Wprowadzając unijne przepisy dotyczące odpadów, Polska zdecydowała się na minimum, dlatego w większości gmin dodatkowego, kolorowego worka czy pojemnika na nowy segregowany asortyment nie będzie, gminy nie przewidują też zbiórki ubrań czy butów np. co pół roku lub co dwa, trzy miesiące.
Spółdzielnie mieszkaniowe obawiają się, że tak wprowadzone przepisy okażą się fikcją, dlatego Związek Rewizyjny Spółdzielni Mieszkaniowych kierował w tej sprawie pismo do ministra klimatu i środowiska. W opinii związku, zastosowanie przepisów zobowiązujących gminy jedynie do przyjmowania odpadów tekstylnych w PSZOK, gdzie każdy dostarczyć je musi samodzielnie, spowoduje, że tekstylia nadal będą trafiały do innych pojemników z odpadami, powiększając stopień braku segregacji odpadów i narażając mieszkańców na sankcje w postaci zwiększonych opłat. Związek domaga się więc wprowadzenia w ustawie zapisu zobowiązującego gminy do odbioru odpadów tekstylnych od mieszkańców poprzez np. dodatkowe pojemniki oraz precyzyjnego określenia warunków uznania zbiórki za selektywną (mógłby być to np. dopuszczalny odsetek źle segregowanych odpadów).
Przedstawiciele części gmin wskazują, że rozwiązaniem są pojemniki na odzież stawiane przez Caritas czy PCK. Do takich pojemników trafiać powinna jednak odzież nadająca się jeszcze do użytku. Ta bardzo zniszczona czy zabrudzona trafia do śmieci zmieszanych i istnieje duże prawdopodobieństwo, że tak będzie nadal.

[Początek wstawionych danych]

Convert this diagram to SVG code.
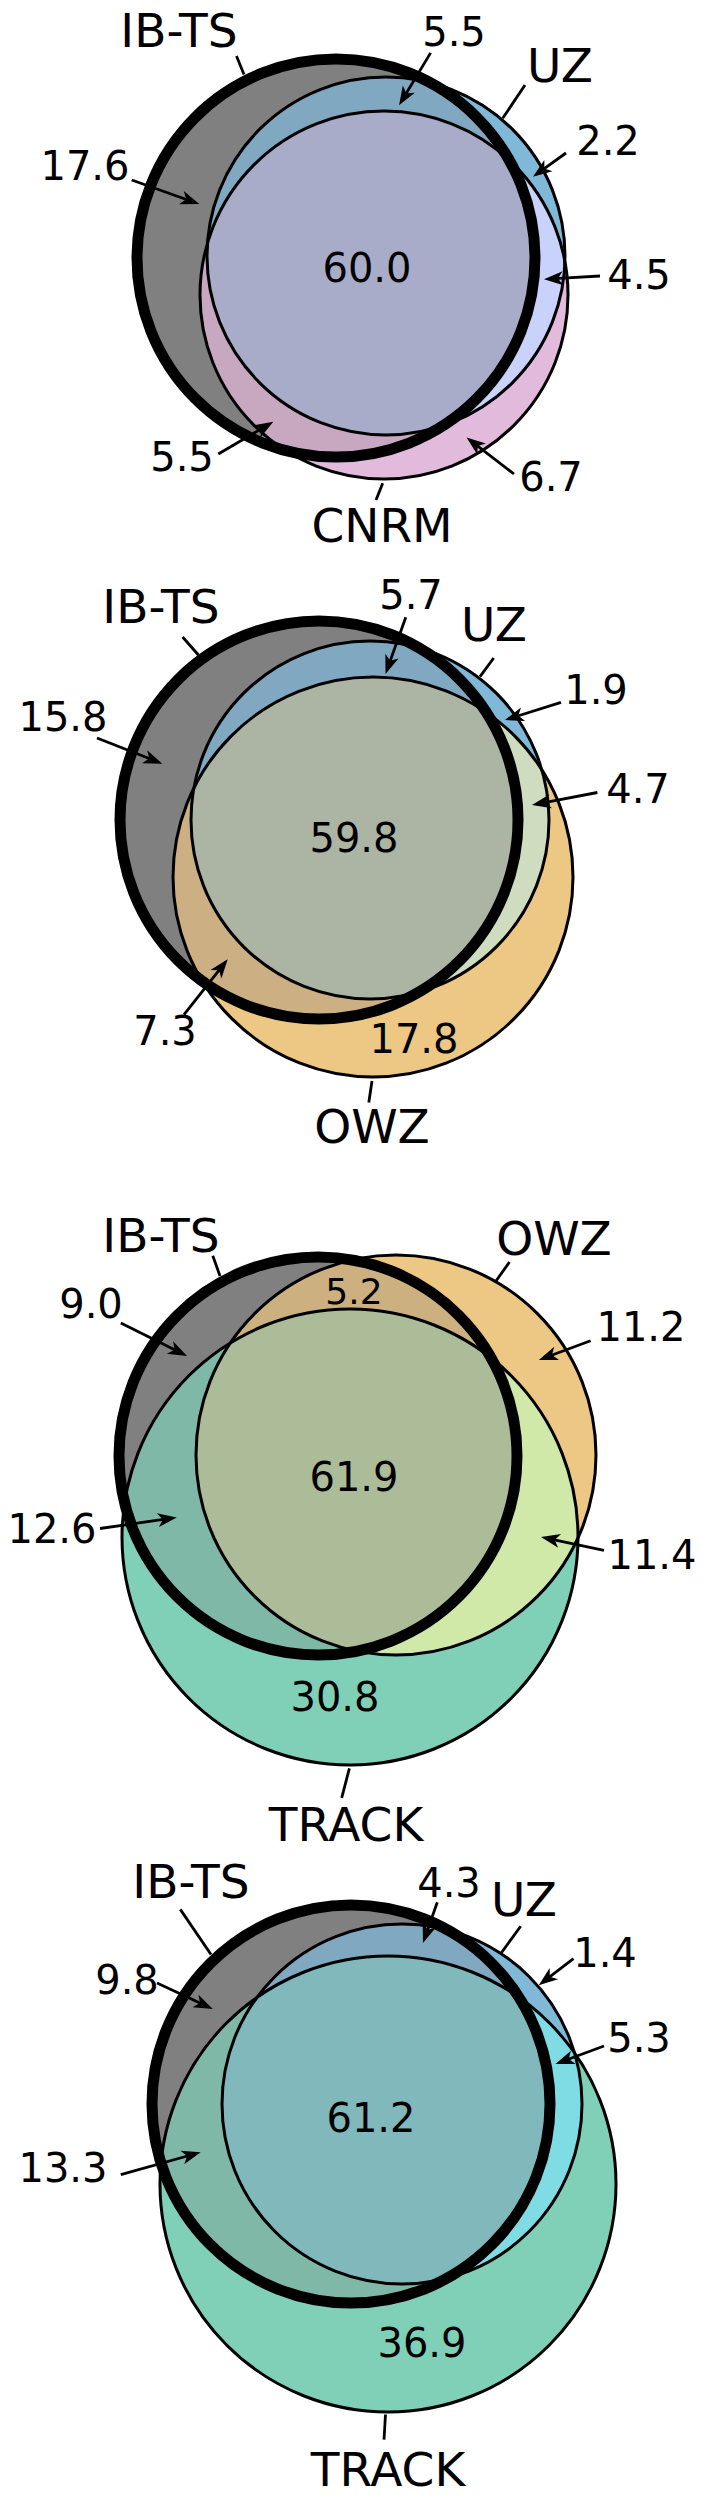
<svg xmlns="http://www.w3.org/2000/svg" xmlns:xlink="http://www.w3.org/1999/xlink" width="707" height="2500" viewBox="0 0 707 2500">
<style>
text{font-family:"DejaVu Sans","Liberation Sans",sans-serif;fill:#000;text-anchor:middle}
.lab{font-size:47px}
.num{font-size:40px}
.sm{font-size:36px}
.thin{fill:none;stroke:#000;stroke-width:3}
.thick{fill:none;stroke:#000;stroke-width:11}
.ln{fill:none;stroke:#000;stroke-width:2.8}
.ar{fill:none;stroke:#000;stroke-width:2.8;marker-end:url(#ah)}
</style>
<defs>
<marker id="ah" markerUnits="userSpaceOnUse" markerWidth="30" markerHeight="20" viewBox="-22 -10 30 20" refX="-10" refY="0" orient="auto" overflow="visible">
<path d="M0,0 L-19,-7 L-14,0 L-19,7 Z" fill="#000"/>
</marker>
<circle id="c1A" cx="336" cy="258" r="199"/>
<circle id="c1B" cx="386" cy="256" r="179"/>
<circle id="c1C" cx="384" cy="295" r="184"/>
<circle id="c2A" cx="319" cy="820" r="199"/>
<circle id="c2B" cx="370" cy="820" r="179"/>
<circle id="c2C" cx="373" cy="877" r="200"/>
<circle id="c3A" cx="318" cy="1456" r="199"/>
<circle id="c3B" cx="396" cy="1455" r="200"/>
<circle id="c3C" cx="350" cy="1537" r="228"/>
<circle id="c4A" cx="351" cy="2104" r="199"/>
<circle id="c4B" cx="402" cy="2104" r="180"/>
<circle id="c4C" cx="388" cy="2184" r="228"/>
<clipPath id="k1A"><circle cx="336" cy="258" r="199"/></clipPath>
<clipPath id="k1B"><circle cx="386" cy="256" r="179"/></clipPath>
<clipPath id="k2A"><circle cx="319" cy="820" r="199"/></clipPath>
<clipPath id="k2B"><circle cx="370" cy="820" r="179"/></clipPath>
<clipPath id="k3A"><circle cx="318" cy="1456" r="199"/></clipPath>
<clipPath id="k3B"><circle cx="396" cy="1455" r="200"/></clipPath>
<clipPath id="k4A"><circle cx="351" cy="2104" r="199"/></clipPath>
<clipPath id="k4B"><circle cx="402" cy="2104" r="180"/></clipPath>
</defs>

<!-- Panel 1: IB-TS, UZ, CNRM -->
<g id="panel1">
<g id="p1-regions">
<use href="#c1A" fill="#808080"/>
<use href="#c1B" fill="#80b8d8"/>
<use href="#c1C" fill="#e2badc"/>
<use href="#c1B" clip-path="url(#k1A)" fill="#80a8c0"/>
<use href="#c1C" clip-path="url(#k1A)" fill="#c8a8c0"/>
<use href="#c1C" clip-path="url(#k1B)" fill="#c8d2fa"/>
<g clip-path="url(#k1A)"><use href="#c1C" clip-path="url(#k1B)" fill="#a8acc8"/></g>
</g>
<g id="p1-uz"><use href="#c1B" class="thin"/><text class="lab" x="560" y="82">UZ</text></g>
<g id="p1-cnrm"><use href="#c1C" class="thin"/><text class="lab" x="382" y="542">CNRM</text></g>
<g id="p1-ibts"><use href="#c1A" class="thick"/><text class="lab" x="179" y="47">IB-TS</text></g>
<g id="p1-connectors">
<line class="ln" x1="236.5" y1="56" x2="244" y2="74.5"/>
<line class="ln" x1="525" y1="85" x2="502.7" y2="118.3"/>
<line class="ln" x1="382.7" y1="483.3" x2="376" y2="500"/>
<line class="ar" x1="131.7" y1="180" x2="189.9" y2="200.7"/>
<line class="ar" x1="430.6" y1="52.9" x2="404.2" y2="96.8"/>
<line class="ar" x1="566" y1="153" x2="541.1" y2="170.9"/>
<line class="ar" x1="600" y1="276" x2="554" y2="278.7"/>
<line class="ar" x1="218.3" y1="454" x2="264.7" y2="426.8"/>
<line class="ar" x1="514" y1="474" x2="474.5" y2="443.6"/>
</g>
<g id="p1-values">
<text class="num" x="367" y="282">60.0</text>
<text class="num" x="85" y="180">17.6</text>
<text class="num" x="454" y="46">5.5</text>
<text class="num" x="608" y="155">2.2</text>
<text class="num" x="639" y="289">4.5</text>
<text class="num" x="182" y="471">5.5</text>
<text class="num" x="551" y="491">6.7</text>
</g>
</g>

<!-- Panel 2: IB-TS, UZ, OWZ -->
<g id="panel2">
<g id="p2-regions">
<use href="#c2A" fill="#808080"/>
<use href="#c2B" fill="#80b8d8"/>
<use href="#c2C" fill="#ecc884"/>
<use href="#c2B" clip-path="url(#k2A)" fill="#80a8c0"/>
<use href="#c2C" clip-path="url(#k2A)" fill="#ccb084"/>
<use href="#c2C" clip-path="url(#k2B)" fill="#d0dcc0"/>
<g clip-path="url(#k2A)"><use href="#c2C" clip-path="url(#k2B)" fill="#acb4a4"/></g>
</g>
<g id="p2-uz"><use href="#c2B" class="thin"/><text class="lab" x="494" y="641">UZ</text></g>
<g id="p2-owz"><use href="#c2C" class="thin"/><text class="lab" x="372" y="1143">OWZ</text></g>
<g id="p2-ibts"><use href="#c2A" class="thick"/><text class="lab" x="161" y="623">IB-TS</text></g>
<g id="p2-connectors">
<line class="ln" x1="182.6" y1="637" x2="198.4" y2="655"/>
<line class="ln" x1="493.7" y1="658" x2="480" y2="676.6"/>
<line class="ln" x1="372" y1="1081" x2="368.8" y2="1102.5"/>
<line class="ar" x1="405.8" y1="617.3" x2="388.9" y2="664.5"/>
<line class="ar" x1="561" y1="702.3" x2="514.5" y2="717"/>
<line class="ar" x1="97" y1="738" x2="153" y2="760"/>
<line class="ar" x1="597.4" y1="792.5" x2="541.8" y2="803.1"/>
<line class="ar" x1="184" y1="1014.7" x2="221.5" y2="967.2"/>
</g>
<g id="p2-values">
<text class="num" x="354" y="852">59.8</text>
<text class="num" x="411" y="609">5.7</text>
<text class="num" x="596" y="704">1.9</text>
<text class="num" x="63" y="731">15.8</text>
<text class="num" x="638" y="803">4.7</text>
<text class="num" x="165" y="1045">7.3</text>
<text class="num" x="414" y="1053">17.8</text>
</g>
</g>

<!-- Panel 3: IB-TS, OWZ, TRACK -->
<g id="panel3">
<g id="p3-regions">
<use href="#c3A" fill="#808080"/>
<use href="#c3B" fill="#ecc884"/>
<use href="#c3C" fill="#80d0b8"/>
<use href="#c3B" clip-path="url(#k3A)" fill="#ccb080"/>
<use href="#c3C" clip-path="url(#k3A)" fill="#80b8a8"/>
<use href="#c3C" clip-path="url(#k3B)" fill="#d0e8a8"/>
<g clip-path="url(#k3A)"><use href="#c3C" clip-path="url(#k3B)" fill="#acbc98"/></g>
</g>
<g id="p3-owz"><use href="#c3B" class="thin"/><text class="lab" x="554" y="1255">OWZ</text></g>
<g id="p3-track"><use href="#c3C" class="thin"/><text class="lab" x="346" y="1841">TRACK</text></g>
<g id="p3-ibts"><use href="#c3A" class="thick"/><text class="lab" x="161" y="1252">IB-TS</text></g>
<g id="p3-connectors">
<line class="ln" x1="212.8" y1="1255.8" x2="220" y2="1276"/>
<line class="ln" x1="509.5" y1="1262" x2="496" y2="1281"/>
<line class="ln" x1="349.4" y1="1768.4" x2="341.7" y2="1797.8"/>
<line class="ar" x1="120.8" y1="1323" x2="178.1" y2="1351.5"/>
<line class="ar" x1="590.6" y1="1340.8" x2="548.2" y2="1356.5"/>
<line class="ar" x1="100" y1="1528.5" x2="166.8" y2="1518.9"/>
<line class="ar" x1="604" y1="1550.4" x2="550.8" y2="1539.1"/>
</g>
<g id="p3-values">
<text class="num" x="354" y="1491">61.9</text>
<text class="num" x="91" y="1318">9.0</text>
<text class="sm" x="354" y="1304">5.2</text>
<text class="num" x="641" y="1341">11.2</text>
<text class="num" x="52" y="1543">12.6</text>
<text class="num" x="652" y="1569">11.4</text>
<text class="num" x="335" y="1711">30.8</text>
</g>
</g>

<!-- Panel 4: IB-TS, UZ, TRACK -->
<g id="panel4">
<g id="p4-regions">
<use href="#c4A" fill="#808080"/>
<use href="#c4B" fill="#80b8d8"/>
<use href="#c4C" fill="#80d0b8"/>
<use href="#c4B" clip-path="url(#k4A)" fill="#80a8c0"/>
<use href="#c4C" clip-path="url(#k4A)" fill="#80b8a8"/>
<use href="#c4C" clip-path="url(#k4B)" fill="#80dce4"/>
<g clip-path="url(#k4A)"><use href="#c4C" clip-path="url(#k4B)" fill="#80b8bc"/></g>
</g>
<g id="p4-uz"><use href="#c4B" class="thin"/><text class="lab" x="524" y="1916">UZ</text></g>
<g id="p4-track"><use href="#c4C" class="thin"/><text class="lab" x="388" y="2486">TRACK</text></g>
<g id="p4-ibts"><use href="#c4A" class="thick"/><text class="lab" x="191" y="1898">IB-TS</text></g>
<g id="p4-connectors">
<line class="ln" x1="180.3" y1="1909.4" x2="211" y2="1954.5"/>
<line class="ln" x1="520.7" y1="1926.3" x2="501.4" y2="1952.8"/>
<line class="ln" x1="385.5" y1="2414.5" x2="384" y2="2439.7"/>
<line class="ar" x1="437.3" y1="1902.3" x2="426.3" y2="1933.6"/>
<line class="ar" x1="573.5" y1="1958.7" x2="546.7" y2="1979.1"/>
<line class="ar" x1="157" y1="1983" x2="203.7" y2="2004.8"/>
<line class="ar" x1="604" y1="2046" x2="564.9" y2="2060.5"/>
<line class="ar" x1="120.8" y1="2174.6" x2="191" y2="2155"/>
</g>
<g id="p4-values">
<text class="num" x="371" y="2132">61.2</text>
<text class="num" x="449" y="1897">4.3</text>
<text class="num" x="605" y="1967">1.4</text>
<text class="num" x="127" y="1994">9.8</text>
<text class="num" x="639" y="2052">5.3</text>
<text class="num" x="63" y="2182">13.3</text>
<text class="num" x="422" y="2357">36.9</text>
</g>
</g>
</svg>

Prawnicy wskazują, że zbiórka tekstyliów w PSZOK jest co prawda wymogiem minimalnym, ale nie ma przeszkód, by miasta rozwijały ten system i dostosowywały rozwiązania do swoich potrzeb, udostępniając mieszkańcom dodatkowe pojemniki. Gminy mogą to robić, chociaż nie muszą. Większość nie planuje, bo to wiąże się z kosztami. A równocześnie gmina, nakładając na mieszkańców obowiązek segregacji, powinna realizować go w sposób umożliwiający wywiązywanie się z tego obowiązku. Tymczasem konkretny mieszkaniec może nie mieć takiej możliwości, choćby ze względu na odległość PSZOK od miejsca zamieszkania. Wprowadzenie nowego obowiązku nie zostało też poprzedzone powszechną akcją informacyjną i część mieszkańców o nowym obowiązku po prostu nie wie. Poza nielicznymi informacjami na stronach internetowych gmin, brakuje powszechnych wiadomości o nowym wymogu. Kilka krótkich informacji nie wystarczy, nawyki kształtują się latami. Jeżeli samorząd dziś zlekceważy obowiązek informacyjny, za parę lat poniesie tego konsekwencje, bo właściwa segregacja odpadów może mieć w przyszłości istotne znaczenie dla osiągnięcia wymaganego poziomu recyklingu w gminie. W Tarnowie punkty odbioru zużytych tekstyliów znajdują się przy ul. Komunalnej 31 oraz Kąpielowej 4b.